Do I need a Midjourney subscription to use these prompts?
Yes. You need a Midjourney paid plan (currently starting at $10/month for 200 fast generations). The 12 prompts are written for Midjourney v6 and won't work in free tier or other AI image tools without significant rewrites.
What if my Lightroom preset has 10+ layers? Will this method still work?
Yes. You don't need to identify all 10. Pick your top 3—the ones that define your feed most visibly. Usually exposure, shadows, and color temperature. That's enough to align Midjourney output. The other layers become fine-tuning on the back end, which takes 90 seconds instead of 30 minutes.
Can I use these prompts if I shoot on film or shoot mostly client work?

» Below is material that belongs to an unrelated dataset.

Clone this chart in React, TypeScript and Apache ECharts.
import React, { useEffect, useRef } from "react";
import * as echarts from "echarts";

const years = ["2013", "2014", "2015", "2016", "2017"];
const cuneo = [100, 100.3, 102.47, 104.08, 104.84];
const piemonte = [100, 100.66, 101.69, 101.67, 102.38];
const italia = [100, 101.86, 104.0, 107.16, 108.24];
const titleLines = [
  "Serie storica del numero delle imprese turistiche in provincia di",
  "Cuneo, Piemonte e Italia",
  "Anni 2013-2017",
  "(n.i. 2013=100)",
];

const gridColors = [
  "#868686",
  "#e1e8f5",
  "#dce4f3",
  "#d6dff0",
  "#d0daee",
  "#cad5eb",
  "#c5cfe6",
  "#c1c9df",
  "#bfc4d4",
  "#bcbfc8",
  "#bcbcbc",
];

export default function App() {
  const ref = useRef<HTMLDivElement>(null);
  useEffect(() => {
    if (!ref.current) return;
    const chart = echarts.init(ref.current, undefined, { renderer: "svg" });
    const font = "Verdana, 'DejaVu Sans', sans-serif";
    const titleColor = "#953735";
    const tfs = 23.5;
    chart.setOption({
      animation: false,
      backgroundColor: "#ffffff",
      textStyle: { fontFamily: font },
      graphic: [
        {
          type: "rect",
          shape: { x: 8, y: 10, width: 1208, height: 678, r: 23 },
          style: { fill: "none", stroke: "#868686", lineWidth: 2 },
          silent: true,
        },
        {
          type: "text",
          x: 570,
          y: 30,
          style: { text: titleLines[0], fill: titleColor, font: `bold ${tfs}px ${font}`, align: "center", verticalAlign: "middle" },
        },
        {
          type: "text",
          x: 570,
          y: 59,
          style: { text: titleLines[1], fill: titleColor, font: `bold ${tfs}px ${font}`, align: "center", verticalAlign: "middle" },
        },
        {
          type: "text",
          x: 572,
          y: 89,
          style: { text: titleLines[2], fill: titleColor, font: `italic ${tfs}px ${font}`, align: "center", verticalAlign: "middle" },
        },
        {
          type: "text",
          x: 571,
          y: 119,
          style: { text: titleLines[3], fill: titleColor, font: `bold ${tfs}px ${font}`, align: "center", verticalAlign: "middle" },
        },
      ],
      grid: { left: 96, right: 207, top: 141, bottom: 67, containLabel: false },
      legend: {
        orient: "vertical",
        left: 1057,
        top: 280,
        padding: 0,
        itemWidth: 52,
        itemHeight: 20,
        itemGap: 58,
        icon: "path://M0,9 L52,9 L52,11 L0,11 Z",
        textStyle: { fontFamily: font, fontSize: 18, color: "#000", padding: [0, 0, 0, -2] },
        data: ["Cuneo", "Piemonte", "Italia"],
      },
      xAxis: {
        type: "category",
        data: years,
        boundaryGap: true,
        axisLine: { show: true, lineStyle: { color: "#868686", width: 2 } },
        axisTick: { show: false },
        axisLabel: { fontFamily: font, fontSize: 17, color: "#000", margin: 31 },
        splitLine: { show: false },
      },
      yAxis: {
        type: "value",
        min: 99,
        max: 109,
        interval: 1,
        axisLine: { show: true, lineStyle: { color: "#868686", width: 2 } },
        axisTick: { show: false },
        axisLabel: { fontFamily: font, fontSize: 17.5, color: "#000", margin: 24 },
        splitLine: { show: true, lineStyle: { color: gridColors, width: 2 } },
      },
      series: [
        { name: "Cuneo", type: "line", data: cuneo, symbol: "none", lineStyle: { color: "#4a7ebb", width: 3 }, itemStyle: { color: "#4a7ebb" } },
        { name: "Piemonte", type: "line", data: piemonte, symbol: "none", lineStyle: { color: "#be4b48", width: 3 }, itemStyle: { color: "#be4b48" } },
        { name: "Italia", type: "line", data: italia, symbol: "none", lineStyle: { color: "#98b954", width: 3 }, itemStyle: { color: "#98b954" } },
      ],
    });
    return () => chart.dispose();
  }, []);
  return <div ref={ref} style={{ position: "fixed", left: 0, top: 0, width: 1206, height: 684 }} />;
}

Yes. The library is designed for creators with 1k–100k followers who post regularly and sometimes have gaps. Whether you shoot film or digital, AI fill-in content between real shoots is a practical tool. Some creators use it for lifestyle B-roll, some for seasonal mood-setting, some for testing new aesthetics before committing to a shoot.
If I change my aesthetic or color grade, do I need to rebuild the prompts?
No. The prompts themselves stay the same. You just re-run the feed-matching technique once—identify your new color signature, note which tokens to adjust in Midjourney—and then use the same prompts with slightly different token values. Usually a 5-minute audit.
How many images can I realistically generate per week with a Midjourney subscription?
The $10/month plan includes 200 fast generations monthly, which is roughly 6–8 full posts worth of outputs if you generate 4 variations per prompt. Enough for regular gap-filling without overusing AI. Subscribers often generate a batch once or twice per week.